┌─ Information provided

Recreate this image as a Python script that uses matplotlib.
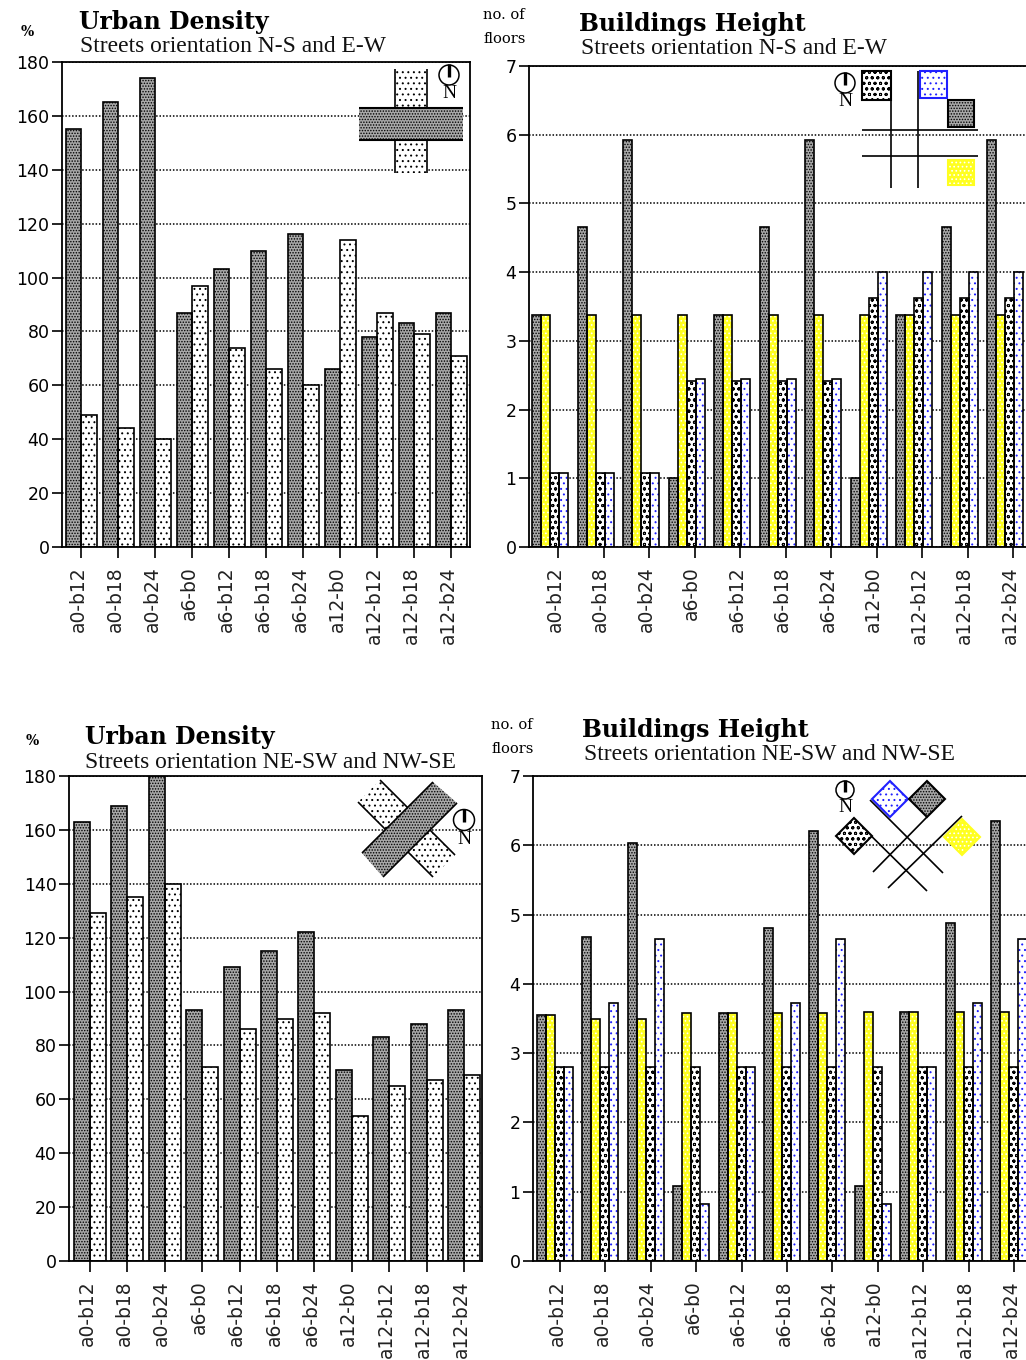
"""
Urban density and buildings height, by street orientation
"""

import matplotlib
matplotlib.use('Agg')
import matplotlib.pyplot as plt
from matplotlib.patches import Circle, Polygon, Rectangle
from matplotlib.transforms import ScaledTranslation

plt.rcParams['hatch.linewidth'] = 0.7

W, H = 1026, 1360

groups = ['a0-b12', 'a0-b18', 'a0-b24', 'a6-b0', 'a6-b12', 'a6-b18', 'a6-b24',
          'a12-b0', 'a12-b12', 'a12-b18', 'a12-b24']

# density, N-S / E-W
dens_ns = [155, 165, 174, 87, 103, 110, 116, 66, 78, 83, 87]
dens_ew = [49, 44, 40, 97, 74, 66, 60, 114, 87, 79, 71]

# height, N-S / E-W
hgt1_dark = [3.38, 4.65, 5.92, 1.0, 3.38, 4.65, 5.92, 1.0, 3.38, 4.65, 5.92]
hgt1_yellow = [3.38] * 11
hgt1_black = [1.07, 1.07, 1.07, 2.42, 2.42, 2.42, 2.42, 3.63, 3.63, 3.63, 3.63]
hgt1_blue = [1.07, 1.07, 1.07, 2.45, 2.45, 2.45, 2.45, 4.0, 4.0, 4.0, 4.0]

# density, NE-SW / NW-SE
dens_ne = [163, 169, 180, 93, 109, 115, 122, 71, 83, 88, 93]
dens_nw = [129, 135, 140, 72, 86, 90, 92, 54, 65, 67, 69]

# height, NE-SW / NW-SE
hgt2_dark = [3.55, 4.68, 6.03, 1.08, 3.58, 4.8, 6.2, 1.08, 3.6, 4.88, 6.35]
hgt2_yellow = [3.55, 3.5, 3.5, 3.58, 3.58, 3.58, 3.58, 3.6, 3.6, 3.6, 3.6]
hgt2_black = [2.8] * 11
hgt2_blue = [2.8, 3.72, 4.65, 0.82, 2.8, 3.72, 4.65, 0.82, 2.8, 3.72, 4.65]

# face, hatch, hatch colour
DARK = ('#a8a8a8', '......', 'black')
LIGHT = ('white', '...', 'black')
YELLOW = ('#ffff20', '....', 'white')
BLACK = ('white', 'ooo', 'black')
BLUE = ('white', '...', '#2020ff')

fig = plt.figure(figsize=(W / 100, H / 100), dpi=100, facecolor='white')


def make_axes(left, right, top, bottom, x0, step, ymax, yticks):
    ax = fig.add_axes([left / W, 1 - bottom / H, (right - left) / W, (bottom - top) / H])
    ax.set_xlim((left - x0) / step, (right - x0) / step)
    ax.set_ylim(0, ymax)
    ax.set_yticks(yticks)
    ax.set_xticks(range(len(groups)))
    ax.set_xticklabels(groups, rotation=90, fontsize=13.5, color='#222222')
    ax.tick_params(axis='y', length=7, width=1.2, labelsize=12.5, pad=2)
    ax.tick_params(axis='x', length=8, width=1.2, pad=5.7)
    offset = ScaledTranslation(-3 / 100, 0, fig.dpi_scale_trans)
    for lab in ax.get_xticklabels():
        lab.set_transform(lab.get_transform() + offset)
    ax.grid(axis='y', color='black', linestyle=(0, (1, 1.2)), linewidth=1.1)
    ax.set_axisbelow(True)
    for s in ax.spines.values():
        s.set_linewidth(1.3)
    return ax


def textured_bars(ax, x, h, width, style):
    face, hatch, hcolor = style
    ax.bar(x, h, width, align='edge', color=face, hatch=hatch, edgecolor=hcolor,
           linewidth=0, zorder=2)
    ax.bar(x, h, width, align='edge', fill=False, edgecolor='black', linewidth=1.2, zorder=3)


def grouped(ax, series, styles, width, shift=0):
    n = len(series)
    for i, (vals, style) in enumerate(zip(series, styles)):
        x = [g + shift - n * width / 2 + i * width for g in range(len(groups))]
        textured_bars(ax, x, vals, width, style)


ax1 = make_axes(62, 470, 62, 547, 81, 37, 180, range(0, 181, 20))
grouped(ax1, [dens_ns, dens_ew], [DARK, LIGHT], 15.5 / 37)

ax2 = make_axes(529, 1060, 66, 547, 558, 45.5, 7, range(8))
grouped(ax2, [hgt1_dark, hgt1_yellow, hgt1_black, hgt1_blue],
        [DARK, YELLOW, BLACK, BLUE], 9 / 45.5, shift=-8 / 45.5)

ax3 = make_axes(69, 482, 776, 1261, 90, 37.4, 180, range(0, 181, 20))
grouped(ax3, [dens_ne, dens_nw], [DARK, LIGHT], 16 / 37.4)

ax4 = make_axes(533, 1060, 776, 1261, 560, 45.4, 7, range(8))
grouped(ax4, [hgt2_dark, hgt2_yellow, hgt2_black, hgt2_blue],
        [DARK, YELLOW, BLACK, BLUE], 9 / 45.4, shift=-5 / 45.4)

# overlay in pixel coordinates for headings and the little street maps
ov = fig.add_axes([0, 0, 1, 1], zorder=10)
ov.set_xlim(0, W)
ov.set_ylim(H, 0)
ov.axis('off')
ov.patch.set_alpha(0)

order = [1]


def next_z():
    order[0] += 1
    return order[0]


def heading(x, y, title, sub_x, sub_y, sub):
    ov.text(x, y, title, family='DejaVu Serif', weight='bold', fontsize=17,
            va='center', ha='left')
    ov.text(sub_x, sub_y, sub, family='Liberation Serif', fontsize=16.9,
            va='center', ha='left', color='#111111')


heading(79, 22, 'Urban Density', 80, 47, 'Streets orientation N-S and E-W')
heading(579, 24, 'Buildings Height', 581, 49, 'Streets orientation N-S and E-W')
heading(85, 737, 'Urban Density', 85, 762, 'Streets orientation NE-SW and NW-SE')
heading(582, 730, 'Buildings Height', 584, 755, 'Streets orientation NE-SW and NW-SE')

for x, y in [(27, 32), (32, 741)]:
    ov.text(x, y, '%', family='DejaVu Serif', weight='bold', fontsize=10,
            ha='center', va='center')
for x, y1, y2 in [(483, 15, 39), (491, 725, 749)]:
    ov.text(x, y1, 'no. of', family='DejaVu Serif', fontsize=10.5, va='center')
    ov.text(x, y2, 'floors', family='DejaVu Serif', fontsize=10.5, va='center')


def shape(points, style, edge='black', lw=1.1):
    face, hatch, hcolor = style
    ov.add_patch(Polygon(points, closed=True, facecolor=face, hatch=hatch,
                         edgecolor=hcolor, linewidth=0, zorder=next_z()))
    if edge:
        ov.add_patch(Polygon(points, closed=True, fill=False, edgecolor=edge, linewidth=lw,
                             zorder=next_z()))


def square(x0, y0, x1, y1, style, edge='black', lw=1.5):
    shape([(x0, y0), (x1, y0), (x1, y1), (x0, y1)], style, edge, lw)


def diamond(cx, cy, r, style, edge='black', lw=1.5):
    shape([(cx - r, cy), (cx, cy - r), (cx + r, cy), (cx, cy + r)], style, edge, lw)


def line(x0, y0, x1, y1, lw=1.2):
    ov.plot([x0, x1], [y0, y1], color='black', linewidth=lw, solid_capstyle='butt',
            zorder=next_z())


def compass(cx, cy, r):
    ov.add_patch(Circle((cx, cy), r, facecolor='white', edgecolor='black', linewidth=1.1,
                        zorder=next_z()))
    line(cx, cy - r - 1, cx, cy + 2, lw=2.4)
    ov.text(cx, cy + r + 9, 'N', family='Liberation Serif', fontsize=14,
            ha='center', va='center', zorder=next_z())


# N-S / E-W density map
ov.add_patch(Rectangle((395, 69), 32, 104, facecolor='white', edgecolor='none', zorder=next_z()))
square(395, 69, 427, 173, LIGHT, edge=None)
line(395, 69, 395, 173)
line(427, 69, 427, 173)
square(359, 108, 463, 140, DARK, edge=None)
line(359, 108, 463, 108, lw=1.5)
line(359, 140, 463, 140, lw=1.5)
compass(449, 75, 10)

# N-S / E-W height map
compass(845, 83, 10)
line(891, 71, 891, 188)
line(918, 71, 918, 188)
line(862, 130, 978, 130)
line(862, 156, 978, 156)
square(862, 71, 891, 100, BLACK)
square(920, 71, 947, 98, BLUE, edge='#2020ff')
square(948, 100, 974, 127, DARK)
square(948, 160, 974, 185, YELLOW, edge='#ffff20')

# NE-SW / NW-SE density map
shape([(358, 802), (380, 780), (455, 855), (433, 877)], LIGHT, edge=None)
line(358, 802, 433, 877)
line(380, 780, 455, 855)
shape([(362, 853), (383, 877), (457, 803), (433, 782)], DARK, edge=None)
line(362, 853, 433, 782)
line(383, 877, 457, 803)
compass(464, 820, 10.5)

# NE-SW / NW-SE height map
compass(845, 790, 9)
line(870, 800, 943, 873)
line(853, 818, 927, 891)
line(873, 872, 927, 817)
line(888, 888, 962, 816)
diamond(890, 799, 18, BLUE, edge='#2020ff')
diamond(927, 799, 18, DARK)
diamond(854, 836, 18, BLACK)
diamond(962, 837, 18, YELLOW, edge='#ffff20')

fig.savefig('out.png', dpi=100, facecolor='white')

└─

:: Your goal ::
Begin at the first line of the material and copy each line exactly through the one containing "fig = plt.figure(figsize=(W". Omit pictures.

:: Written answer ::
Recreate this image as a Python script that uses matplotlib.
"""
Urban density and buildings height, by street orientation
"""

import matplotlib
matplotlib.use('Agg')
import matplotlib.pyplot as plt
from matplotlib.patches import Circle, Polygon, Rectangle
from matplotlib.transforms import ScaledTranslation

plt.rcParams['hatch.linewidth'] = 0.7

W, H = 1026, 1360

groups = ['a0-b12', 'a0-b18', 'a0-b24', 'a6-b0', 'a6-b12', 'a6-b18', 'a6-b24',
          'a12-b0', 'a12-b12', 'a12-b18', 'a12-b24']

# density, N-S / E-W
dens_ns = [155, 165, 174, 87, 103, 110, 116, 66, 78, 83, 87]
dens_ew = [49, 44, 40, 97, 74, 66, 60, 114, 87, 79, 71]

# height, N-S / E-W
hgt1_dark = [3.38, 4.65, 5.92, 1.0, 3.38, 4.65, 5.92, 1.0, 3.38, 4.65, 5.92]
hgt1_yellow = [3.38] * 11
hgt1_black = [1.07, 1.07, 1.07, 2.42, 2.42, 2.42, 2.42, 3.63, 3.63, 3.63, 3.63]
hgt1_blue = [1.07, 1.07, 1.07, 2.45, 2.45, 2.45, 2.45, 4.0, 4.0, 4.0, 4.0]

# density, NE-SW / NW-SE
dens_ne = [163, 169, 180, 93, 109, 115, 122, 71, 83, 88, 93]
dens_nw = [129, 135, 140, 72, 86, 90, 92, 54, 65, 67, 69]

# height, NE-SW / NW-SE
hgt2_dark = [3.55, 4.68, 6.03, 1.08, 3.58, 4.8, 6.2, 1.08, 3.6, 4.88, 6.35]
hgt2_yellow = [3.55, 3.5, 3.5, 3.58, 3.58, 3.58, 3.58, 3.6, 3.6, 3.6, 3.6]
hgt2_black = [2.8] * 11
hgt2_blue = [2.8, 3.72, 4.65, 0.82, 2.8, 3.72, 4.65, 0.82, 2.8, 3.72, 4.65]

# face, hatch, hatch colour
DARK = ('#a8a8a8', '......', 'black')
LIGHT = ('white', '...', 'black')
YELLOW = ('#ffff20', '....', 'white')
BLACK = ('white', 'ooo', 'black')
BLUE = ('white', '...', '#2020ff')

fig = plt.figure(figsize=(W / 100, H / 100), dpi=100, facecolor='white')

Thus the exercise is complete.